Required task - Give again, word for word, the lines below that run from the line with "Write the Plotly code for this chart." through the line with "0.9, -0.04]". Drop the pictures.

The records -
## start

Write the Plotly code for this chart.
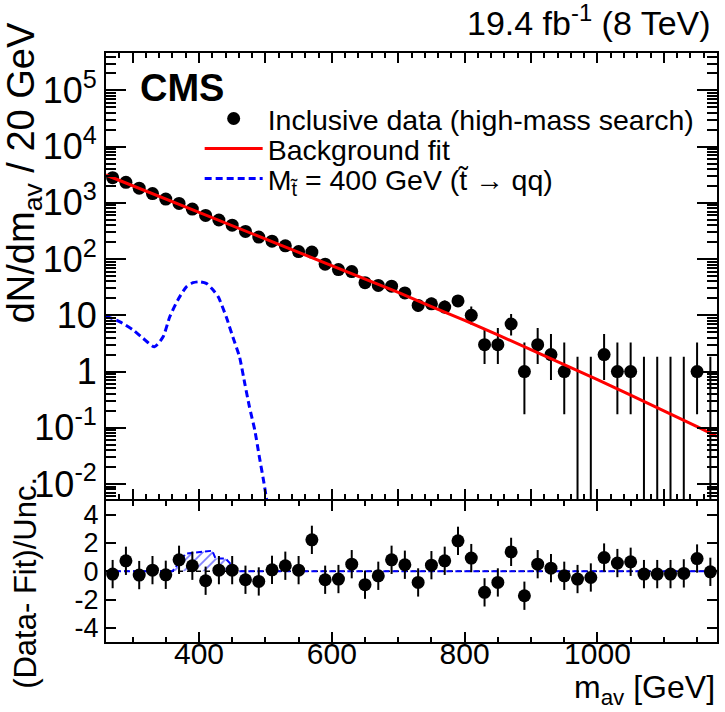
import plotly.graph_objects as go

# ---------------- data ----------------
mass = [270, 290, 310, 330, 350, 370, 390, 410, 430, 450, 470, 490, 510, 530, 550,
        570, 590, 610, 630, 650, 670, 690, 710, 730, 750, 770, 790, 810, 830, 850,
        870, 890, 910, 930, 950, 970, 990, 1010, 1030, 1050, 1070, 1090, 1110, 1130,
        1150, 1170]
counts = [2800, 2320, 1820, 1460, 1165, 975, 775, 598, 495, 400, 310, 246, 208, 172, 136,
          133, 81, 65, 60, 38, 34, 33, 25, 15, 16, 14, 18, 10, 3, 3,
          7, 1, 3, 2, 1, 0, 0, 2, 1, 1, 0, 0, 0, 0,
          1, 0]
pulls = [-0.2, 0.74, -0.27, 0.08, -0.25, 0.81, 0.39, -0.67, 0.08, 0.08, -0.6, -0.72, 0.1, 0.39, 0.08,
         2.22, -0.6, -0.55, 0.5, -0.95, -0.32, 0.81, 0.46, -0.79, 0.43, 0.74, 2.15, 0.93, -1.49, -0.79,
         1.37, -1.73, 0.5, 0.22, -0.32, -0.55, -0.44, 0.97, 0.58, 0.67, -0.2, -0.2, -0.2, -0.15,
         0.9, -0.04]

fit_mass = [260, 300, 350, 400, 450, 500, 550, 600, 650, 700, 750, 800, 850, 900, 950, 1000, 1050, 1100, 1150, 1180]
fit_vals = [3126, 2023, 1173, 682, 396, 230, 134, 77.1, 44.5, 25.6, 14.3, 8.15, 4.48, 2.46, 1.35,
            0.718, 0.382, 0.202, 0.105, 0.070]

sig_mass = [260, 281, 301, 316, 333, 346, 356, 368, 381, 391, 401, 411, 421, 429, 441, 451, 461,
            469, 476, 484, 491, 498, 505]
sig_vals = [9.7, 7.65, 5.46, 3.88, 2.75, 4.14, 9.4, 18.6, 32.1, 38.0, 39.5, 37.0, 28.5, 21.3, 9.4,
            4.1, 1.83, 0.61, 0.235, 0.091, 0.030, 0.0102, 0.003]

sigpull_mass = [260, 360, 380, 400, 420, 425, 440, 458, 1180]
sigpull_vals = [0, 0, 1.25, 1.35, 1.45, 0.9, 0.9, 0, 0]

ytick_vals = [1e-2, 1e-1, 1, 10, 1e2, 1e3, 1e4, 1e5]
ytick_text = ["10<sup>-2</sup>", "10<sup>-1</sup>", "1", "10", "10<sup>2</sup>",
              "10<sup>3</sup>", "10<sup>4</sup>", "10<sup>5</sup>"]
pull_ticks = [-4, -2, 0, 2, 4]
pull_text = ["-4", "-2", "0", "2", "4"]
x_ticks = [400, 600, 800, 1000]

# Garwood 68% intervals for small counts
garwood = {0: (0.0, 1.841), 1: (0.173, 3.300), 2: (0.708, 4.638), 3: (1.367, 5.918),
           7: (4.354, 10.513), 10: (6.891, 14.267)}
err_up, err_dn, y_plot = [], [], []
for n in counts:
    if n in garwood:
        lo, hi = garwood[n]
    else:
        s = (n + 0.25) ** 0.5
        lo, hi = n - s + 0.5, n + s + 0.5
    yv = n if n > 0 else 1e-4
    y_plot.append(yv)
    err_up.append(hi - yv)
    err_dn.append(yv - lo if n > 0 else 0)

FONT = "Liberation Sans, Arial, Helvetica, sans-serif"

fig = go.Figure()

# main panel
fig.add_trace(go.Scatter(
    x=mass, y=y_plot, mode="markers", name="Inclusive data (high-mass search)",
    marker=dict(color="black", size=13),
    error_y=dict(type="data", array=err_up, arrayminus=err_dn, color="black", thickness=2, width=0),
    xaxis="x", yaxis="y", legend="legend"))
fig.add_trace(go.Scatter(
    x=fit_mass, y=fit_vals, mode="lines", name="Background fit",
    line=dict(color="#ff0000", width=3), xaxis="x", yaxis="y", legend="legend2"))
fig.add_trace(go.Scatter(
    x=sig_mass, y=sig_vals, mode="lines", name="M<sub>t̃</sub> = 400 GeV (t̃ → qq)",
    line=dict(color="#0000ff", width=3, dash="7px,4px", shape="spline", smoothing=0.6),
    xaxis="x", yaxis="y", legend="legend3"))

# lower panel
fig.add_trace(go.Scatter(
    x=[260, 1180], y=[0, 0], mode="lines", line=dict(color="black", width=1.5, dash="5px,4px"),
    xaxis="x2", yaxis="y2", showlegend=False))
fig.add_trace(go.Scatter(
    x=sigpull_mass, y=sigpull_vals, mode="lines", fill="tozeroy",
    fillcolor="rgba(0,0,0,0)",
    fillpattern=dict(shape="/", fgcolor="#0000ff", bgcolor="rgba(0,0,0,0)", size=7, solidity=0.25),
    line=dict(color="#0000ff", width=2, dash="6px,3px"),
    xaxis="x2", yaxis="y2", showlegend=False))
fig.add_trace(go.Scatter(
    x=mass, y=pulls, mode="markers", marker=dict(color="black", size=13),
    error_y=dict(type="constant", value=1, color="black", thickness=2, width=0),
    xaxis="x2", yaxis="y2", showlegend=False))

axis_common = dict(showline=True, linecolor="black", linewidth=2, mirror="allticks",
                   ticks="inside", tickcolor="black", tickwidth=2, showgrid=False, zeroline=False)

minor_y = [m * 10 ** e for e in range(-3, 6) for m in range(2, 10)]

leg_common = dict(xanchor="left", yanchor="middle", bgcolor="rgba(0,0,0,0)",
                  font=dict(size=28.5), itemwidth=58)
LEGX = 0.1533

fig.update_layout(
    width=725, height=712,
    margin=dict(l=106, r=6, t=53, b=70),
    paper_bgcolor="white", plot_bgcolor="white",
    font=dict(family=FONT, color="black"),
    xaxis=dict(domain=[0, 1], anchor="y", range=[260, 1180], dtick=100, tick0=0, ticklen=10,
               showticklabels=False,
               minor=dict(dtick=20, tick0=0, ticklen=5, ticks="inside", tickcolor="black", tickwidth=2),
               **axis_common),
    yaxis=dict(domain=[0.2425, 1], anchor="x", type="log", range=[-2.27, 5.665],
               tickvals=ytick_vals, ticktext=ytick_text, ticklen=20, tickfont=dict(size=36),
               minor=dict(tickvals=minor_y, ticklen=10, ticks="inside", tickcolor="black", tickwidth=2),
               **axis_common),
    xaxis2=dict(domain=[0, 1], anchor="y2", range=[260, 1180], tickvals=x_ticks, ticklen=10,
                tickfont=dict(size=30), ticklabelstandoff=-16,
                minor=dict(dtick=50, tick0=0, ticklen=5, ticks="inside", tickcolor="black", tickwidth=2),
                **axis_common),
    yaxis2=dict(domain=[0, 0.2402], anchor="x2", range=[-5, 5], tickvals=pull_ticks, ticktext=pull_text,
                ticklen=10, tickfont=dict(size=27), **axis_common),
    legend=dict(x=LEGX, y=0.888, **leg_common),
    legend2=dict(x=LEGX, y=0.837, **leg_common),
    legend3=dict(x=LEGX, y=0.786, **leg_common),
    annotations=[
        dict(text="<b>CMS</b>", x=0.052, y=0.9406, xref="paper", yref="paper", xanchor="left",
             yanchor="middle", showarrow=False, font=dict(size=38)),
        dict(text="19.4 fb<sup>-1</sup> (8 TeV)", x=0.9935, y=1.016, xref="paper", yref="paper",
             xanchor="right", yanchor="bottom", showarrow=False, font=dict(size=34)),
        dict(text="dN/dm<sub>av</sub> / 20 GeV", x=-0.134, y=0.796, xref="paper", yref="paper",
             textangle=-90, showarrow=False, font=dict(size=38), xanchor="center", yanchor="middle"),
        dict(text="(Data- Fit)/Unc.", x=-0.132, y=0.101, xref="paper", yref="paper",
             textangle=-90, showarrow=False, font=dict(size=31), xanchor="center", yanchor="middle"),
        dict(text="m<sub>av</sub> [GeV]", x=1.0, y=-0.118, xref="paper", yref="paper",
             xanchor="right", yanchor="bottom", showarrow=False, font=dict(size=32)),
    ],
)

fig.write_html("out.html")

## end
## start

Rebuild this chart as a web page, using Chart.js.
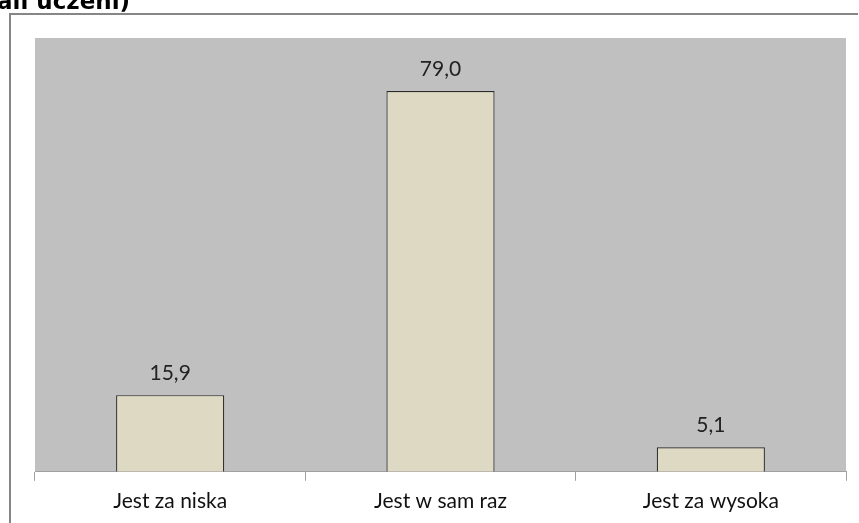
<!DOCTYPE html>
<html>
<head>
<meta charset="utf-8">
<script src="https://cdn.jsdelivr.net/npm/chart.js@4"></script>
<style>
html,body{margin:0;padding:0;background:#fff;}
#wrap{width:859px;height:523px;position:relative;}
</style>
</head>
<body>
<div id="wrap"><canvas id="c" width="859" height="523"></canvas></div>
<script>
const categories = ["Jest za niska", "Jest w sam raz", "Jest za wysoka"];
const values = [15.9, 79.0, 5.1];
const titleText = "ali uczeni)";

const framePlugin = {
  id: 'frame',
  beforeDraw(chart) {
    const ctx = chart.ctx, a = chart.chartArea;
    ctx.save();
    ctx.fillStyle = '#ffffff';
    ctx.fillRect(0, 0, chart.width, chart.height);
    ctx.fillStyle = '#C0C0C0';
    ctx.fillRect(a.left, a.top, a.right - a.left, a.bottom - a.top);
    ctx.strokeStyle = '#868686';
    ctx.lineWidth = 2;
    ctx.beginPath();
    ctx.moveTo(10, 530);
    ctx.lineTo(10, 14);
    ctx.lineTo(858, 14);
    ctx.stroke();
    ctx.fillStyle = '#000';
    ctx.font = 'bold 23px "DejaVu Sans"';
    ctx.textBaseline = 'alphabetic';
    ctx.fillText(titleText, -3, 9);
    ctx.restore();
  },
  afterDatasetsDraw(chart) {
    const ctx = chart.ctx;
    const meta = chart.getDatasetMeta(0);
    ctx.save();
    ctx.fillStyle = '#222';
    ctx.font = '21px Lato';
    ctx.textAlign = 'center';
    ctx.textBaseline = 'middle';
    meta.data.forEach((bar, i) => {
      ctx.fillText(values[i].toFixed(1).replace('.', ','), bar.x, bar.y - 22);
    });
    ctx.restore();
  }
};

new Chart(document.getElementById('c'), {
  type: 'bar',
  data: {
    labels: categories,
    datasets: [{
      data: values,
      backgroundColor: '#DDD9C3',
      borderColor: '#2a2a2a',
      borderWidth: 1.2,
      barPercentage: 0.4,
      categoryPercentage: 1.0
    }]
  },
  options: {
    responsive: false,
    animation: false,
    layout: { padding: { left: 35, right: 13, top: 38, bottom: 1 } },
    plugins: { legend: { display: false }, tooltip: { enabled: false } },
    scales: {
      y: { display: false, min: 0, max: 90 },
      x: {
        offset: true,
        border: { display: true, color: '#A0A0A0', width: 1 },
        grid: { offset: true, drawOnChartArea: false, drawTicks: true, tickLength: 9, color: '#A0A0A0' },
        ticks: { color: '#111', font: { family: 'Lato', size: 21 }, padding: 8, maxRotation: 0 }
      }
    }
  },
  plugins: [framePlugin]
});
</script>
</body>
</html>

## end

Finished task -
Write the Plotly code for this chart.
import plotly.graph_objects as go

# ---------------- data ----------------
mass = [270, 290, 310, 330, 350, 370, 390, 410, 430, 450, 470, 490, 510, 530, 550,
        570, 590, 610, 630, 650, 670, 690, 710, 730, 750, 770, 790, 810, 830, 850,
        870, 890, 910, 930, 950, 970, 990, 1010, 1030, 1050, 1070, 1090, 1110, 1130,
        1150, 1170]
counts = [2800, 2320, 1820, 1460, 1165, 975, 775, 598, 495, 400, 310, 246, 208, 172, 136,
          133, 81, 65, 60, 38, 34, 33, 25, 15, 16, 14, 18, 10, 3, 3,
          7, 1, 3, 2, 1, 0, 0, 2, 1, 1, 0, 0, 0, 0,
          1, 0]
pulls = [-0.2, 0.74, -0.27, 0.08, -0.25, 0.81, 0.39, -0.67, 0.08, 0.08, -0.6, -0.72, 0.1, 0.39, 0.08,
         2.22, -0.6, -0.55, 0.5, -0.95, -0.32, 0.81, 0.46, -0.79, 0.43, 0.74, 2.15, 0.93, -1.49, -0.79,
         1.37, -1.73, 0.5, 0.22, -0.32, -0.55, -0.44, 0.97, 0.58, 0.67, -0.2, -0.2, -0.2, -0.15,
         0.9, -0.04]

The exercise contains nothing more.